Classic martyr video moment, because they do know their own numbers, and these numbers do not account for the 880 figure staring at them in the face.

Classic martyr video moment, because the conference is their public call to arms, their last ditch attempt to rally the numbers from outside of their networks. Me? I'm surprised that they needed to do this. In a straight numbers fight, the Church is always able to out-recruit and out-organise any other secular civil society group or movement.

Implications? The depth and extent of active support for the G9/10 takeover is far less than we thought.

5 comments:

solvent_d said...

In the same vein, I think they decided to go through with the anti-gay angle just so that they can again muster the kind of support they got when they had Keep377A.

Anonymous said...

"The conspirators who took over AWARE in a manner hostile to the principles of civil society must never be allowed to work in civil society again."

What strong word! Will akikonomu dare to show his/her face? Why such strong view against the AWARE saga? You gay angry with the anti-movement at aware?

Show yourself !!!!!!!!!

akikonomu said...

Very entertaining comment, Anonymous =D

http://akikonomu.blogspot.com/search/label/PLU

I'm an equal opportunity insulter of stupid ideas, whether they originate from the left or right.

I've poured scorn on the campaign to boycott DBS over FOTF.

I've poured scorned on the gay overlord Alex Au and his insane agenda.

I've taken a principled stand on the flaws of the 377a campaign.

Dear, dear anonymous: Thanks for playing. Better luck next time?

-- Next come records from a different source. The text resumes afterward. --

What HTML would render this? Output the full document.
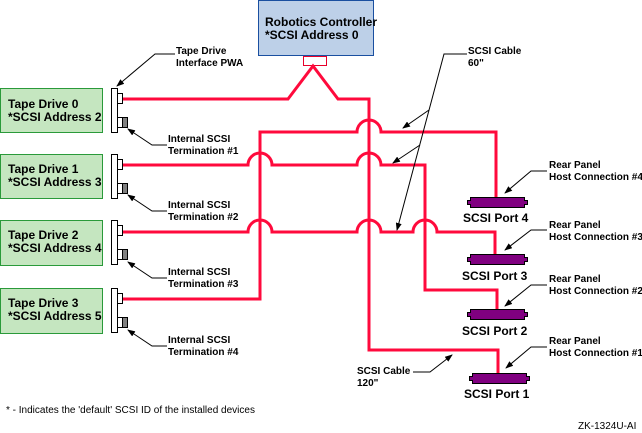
<!DOCTYPE html>
<html><head><style>body{margin:0;background:#fff}svg{display:block}text{font-family:"Liberation Sans",sans-serif}</style></head><body>
<svg width="642" height="433" viewBox="0 0 642 433" xmlns="http://www.w3.org/2000/svg">
<defs><marker id="a" markerWidth="8" markerHeight="6" refX="7" refY="3" orient="auto" markerUnits="userSpaceOnUse"><path d="M0,0 L8,3 L0,6 z" fill="#000"/></marker></defs>
<rect x="258.5" y="0.5" width="115" height="55" fill="#bdd0e8" stroke="#1a4fa0"/>
<text x="265" y="26" font-size="12" font-weight="bold">Robotics Controller</text>
<text x="265" y="39" font-size="12" font-weight="bold">*SCSI Address 0</text>
<rect x="303.5" y="56.5" width="23" height="9" fill="#fff" stroke="#e8002a"/>
<g fill="#c5e6c0" stroke="#2a9a3a">
<rect x="0.5" y="88.5" width="102" height="44"/><rect x="0.5" y="154.5" width="102" height="44"/>
<rect x="0.5" y="220.5" width="102" height="45"/><rect x="0.5" y="288.5" width="102" height="45"/></g>
<g font-size="12" font-weight="bold">
<text x="8" y="108">Tape Drive 0</text><text x="8" y="121">*SCSI Address 2</text>
<text x="8" y="173">Tape Drive 1</text><text x="8" y="186">*SCSI Address 3</text>
<text x="8" y="239">Tape Drive 2</text><text x="8" y="252">*SCSI Address 4</text>
<text x="8" y="307">Tape Drive 3</text><text x="8" y="320">*SCSI Address 5</text></g>
<g stroke="#000" fill="#fff">
<g id="p"><rect x="111.5" y="88.5" width="6" height="44"/><rect x="117.5" y="93.5" width="5" height="10"/><rect x="117.5" y="117.5" width="5" height="10"/><rect x="122.5" y="117.5" width="5" height="10" fill="#808080"/></g>
<use href="#p" y="66"/><use href="#p" y="132"/><use href="#p" y="200"/></g>
<g fill="none" stroke="#ff0a3c" stroke-width="3">
<path d="M123,99 H288 L313,66 L338,99 H369 V350 H498 V375"/>
<path d="M123,299 H260 V132 H357 A12,12 0 0 1 381,132 H496 V197"/>
<path d="M123,165 H248 A12,12 0 0 1 272,165 H357 A12,12 0 0 1 381,165 H425 V290 H497 V309"/>
<path d="M123,232 H248 A12,12 0 0 1 272,232 H357 A12,12 0 0 1 381,232 H413 A12,12 0 0 1 437,232 H495 V254"/>
</g>
<g fill="#800080" stroke="#000">
<path d="M470.5,197.5 H524.5 V200.5 H527.5 V204.5 H524.5 V207.5 H470.5 V204.5 H467.5 V200.5 H470.5 Z"/>
<path d="M470.5,254.5 H524.5 V257.5 H527.5 V261.5 H524.5 V264.5 H470.5 V261.5 H467.5 V257.5 H470.5 Z"/>
<path d="M470.5,309.5 H524.5 V312.5 H527.5 V316.5 H524.5 V319.5 H470.5 V316.5 H467.5 V312.5 H470.5 Z"/>
<path d="M472.5,373.5 H526.5 V376.5 H529.5 V380.5 H526.5 V383.5 H472.5 V380.5 H469.5 V376.5 H472.5 Z"/>
</g>
<g font-size="12" font-weight="bold">
<text x="463" y="222">SCSI Port 4</text><text x="462" y="280">SCSI Port 3</text>
<text x="462" y="335">SCSI Port 2</text><text x="464" y="398">SCSI Port 1</text></g>
<g font-size="10" font-weight="bold">
<text x="176" y="54">Tape Drive</text><text x="176" y="66">Interface PWA</text>
<text x="168" y="142">Internal SCSI</text><text x="168" y="154">Termination #1</text>
<text x="168" y="208">Internal SCSI</text><text x="168" y="220">Termination #2</text>
<text x="168" y="275">Internal SCSI</text><text x="168" y="287">Termination #3</text>
<text x="168" y="343">Internal SCSI</text><text x="168" y="355">Termination #4</text>
<text x="468" y="54">SCSI Cable</text><text x="468" y="66">60"</text>
<text x="357" y="374">SCSI Cable</text><text x="357" y="386">120"</text>
<text x="549" y="168">Rear Panel</text><text x="549" y="180">Host Connection #4</text>
<text x="549" y="228">Rear Panel</text><text x="549" y="240">Host Connection #3</text>
<text x="549" y="282">Rear Panel</text><text x="549" y="294">Host Connection #2</text>
<text x="549" y="344">Rear Panel</text><text x="549" y="356">Host Connection #1</text></g>
<g stroke="#000" fill="none" marker-end="url(#a)">
<path d="M175,54 H155 L117,86"/>
<path d="M167,145 H152 L128,129"/><path d="M167,211 H152 L128,195"/>
<path d="M167,278 H152 L128,262"/><path d="M167,346 H152 L128,330"/>
<path d="M467,54 H444 L397,230"/><path d="M429,110 L403,128"/><path d="M420,145 L393,163"/>
<path d="M413,372 H430 L452,355"/>
<path d="M547,171 H531 L505,193"/><path d="M547,230 H531 L505,250"/>
<path d="M547,285 H531 L505,306"/><path d="M547,347 H531 L506,368"/>
</g>
<text x="6" y="413" font-size="10">* - Indicates the 'default' SCSI ID of the installed devices</text>
<text x="578" y="429" font-size="10">ZK-1324U-AI</text>
</svg></body></html>
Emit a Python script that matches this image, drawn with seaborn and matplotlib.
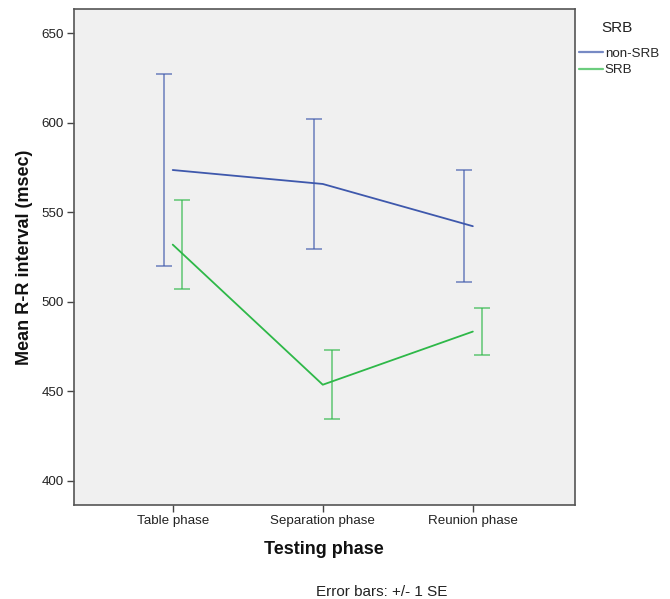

To supporters of the Group of 10: Please send more competent anonymous commentators to my blog! You can't expect me to engage with idiots and trolls all the time, right?

-ben said...

What strong word! Will akikonomu dare to show his/her face? ...

Show yourself !!!!!!!!!

OMFG!
sieteocho?
Is dat you?

:-P

Anonymous said...

I can't imagine these fundamentalists had to resort to a coup to push their agenda through a secular society. It's time Singapore's women took actions and cast their no-confidence vote on this new scheming exco.